[Figure scripts]
⟨

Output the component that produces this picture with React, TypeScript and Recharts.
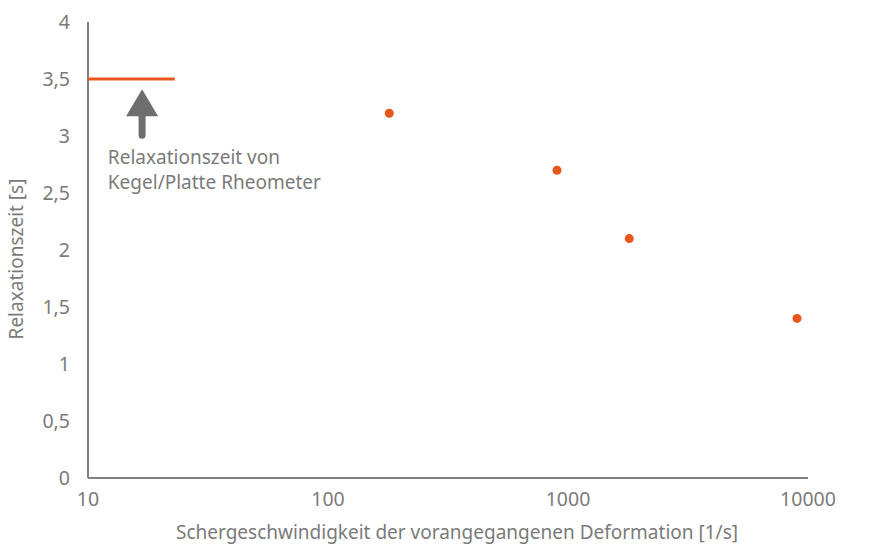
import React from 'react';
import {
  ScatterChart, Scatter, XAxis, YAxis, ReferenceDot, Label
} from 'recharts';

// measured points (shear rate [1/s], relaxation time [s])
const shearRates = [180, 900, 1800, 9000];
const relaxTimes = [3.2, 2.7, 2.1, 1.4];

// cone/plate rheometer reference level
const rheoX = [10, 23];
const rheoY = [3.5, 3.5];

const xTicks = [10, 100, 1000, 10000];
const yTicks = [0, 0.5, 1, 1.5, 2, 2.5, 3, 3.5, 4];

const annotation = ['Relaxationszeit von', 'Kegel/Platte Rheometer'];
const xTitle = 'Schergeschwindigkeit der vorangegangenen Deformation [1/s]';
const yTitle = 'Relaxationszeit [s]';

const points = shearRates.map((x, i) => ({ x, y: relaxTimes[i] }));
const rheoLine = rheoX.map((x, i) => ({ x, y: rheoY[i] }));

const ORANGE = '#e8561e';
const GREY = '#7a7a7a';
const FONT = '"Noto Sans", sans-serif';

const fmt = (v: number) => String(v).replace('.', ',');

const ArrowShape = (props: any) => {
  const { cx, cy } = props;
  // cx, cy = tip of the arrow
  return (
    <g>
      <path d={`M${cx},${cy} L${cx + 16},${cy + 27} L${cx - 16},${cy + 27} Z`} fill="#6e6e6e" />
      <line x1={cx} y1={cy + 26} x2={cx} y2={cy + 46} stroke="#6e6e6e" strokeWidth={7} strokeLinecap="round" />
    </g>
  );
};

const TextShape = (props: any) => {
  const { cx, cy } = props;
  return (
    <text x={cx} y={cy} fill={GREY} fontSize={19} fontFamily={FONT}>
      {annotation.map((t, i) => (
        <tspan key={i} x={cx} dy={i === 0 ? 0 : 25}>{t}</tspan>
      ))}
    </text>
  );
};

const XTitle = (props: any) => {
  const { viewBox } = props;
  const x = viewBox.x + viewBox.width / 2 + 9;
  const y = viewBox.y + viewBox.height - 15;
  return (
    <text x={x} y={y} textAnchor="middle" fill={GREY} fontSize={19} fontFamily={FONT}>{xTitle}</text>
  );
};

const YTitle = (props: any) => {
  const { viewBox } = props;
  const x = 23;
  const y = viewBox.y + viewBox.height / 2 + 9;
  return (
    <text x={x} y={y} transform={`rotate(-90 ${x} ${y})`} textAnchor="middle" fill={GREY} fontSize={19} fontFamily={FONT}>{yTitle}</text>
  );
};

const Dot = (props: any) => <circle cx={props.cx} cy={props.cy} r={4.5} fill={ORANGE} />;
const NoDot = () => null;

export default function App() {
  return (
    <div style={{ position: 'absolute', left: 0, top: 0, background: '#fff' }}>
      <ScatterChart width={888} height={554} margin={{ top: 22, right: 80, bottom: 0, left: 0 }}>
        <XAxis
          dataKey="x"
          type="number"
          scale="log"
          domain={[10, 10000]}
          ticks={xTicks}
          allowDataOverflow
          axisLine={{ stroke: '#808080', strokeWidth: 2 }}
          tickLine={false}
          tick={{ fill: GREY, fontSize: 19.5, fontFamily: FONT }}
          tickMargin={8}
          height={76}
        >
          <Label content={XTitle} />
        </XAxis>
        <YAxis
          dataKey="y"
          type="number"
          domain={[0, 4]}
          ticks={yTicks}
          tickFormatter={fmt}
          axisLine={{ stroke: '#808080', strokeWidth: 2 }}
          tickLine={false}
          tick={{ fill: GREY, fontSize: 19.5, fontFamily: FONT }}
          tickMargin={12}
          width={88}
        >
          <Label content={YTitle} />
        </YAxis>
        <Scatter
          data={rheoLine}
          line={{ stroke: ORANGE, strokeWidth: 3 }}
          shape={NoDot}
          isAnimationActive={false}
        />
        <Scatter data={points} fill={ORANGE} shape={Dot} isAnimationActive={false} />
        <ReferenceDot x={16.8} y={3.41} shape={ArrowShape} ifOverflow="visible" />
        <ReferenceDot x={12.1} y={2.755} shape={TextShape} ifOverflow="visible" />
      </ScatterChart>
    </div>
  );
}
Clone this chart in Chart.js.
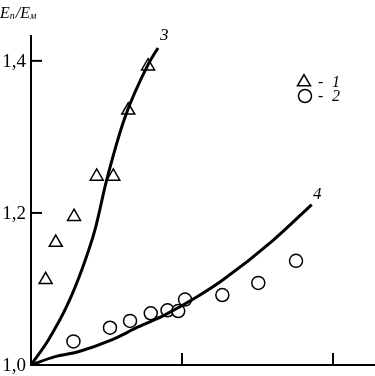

⟩

[DESCRIPTION OF THE TASK] Your task is to return the lines above, from the first one up to and including the line containing "const relaxTimes = [3.2, 2.7, 2.1, 1.4];", minus any pictures.

[EXERCISE SOLUTION]
Output the component that produces this picture with React, TypeScript and Recharts.
import React from 'react';
import {
  ScatterChart, Scatter, XAxis, YAxis, ReferenceDot, Label
} from 'recharts';

// measured points (shear rate [1/s], relaxation time [s])
const shearRates = [180, 900, 1800, 9000];
const relaxTimes = [3.2, 2.7, 2.1, 1.4];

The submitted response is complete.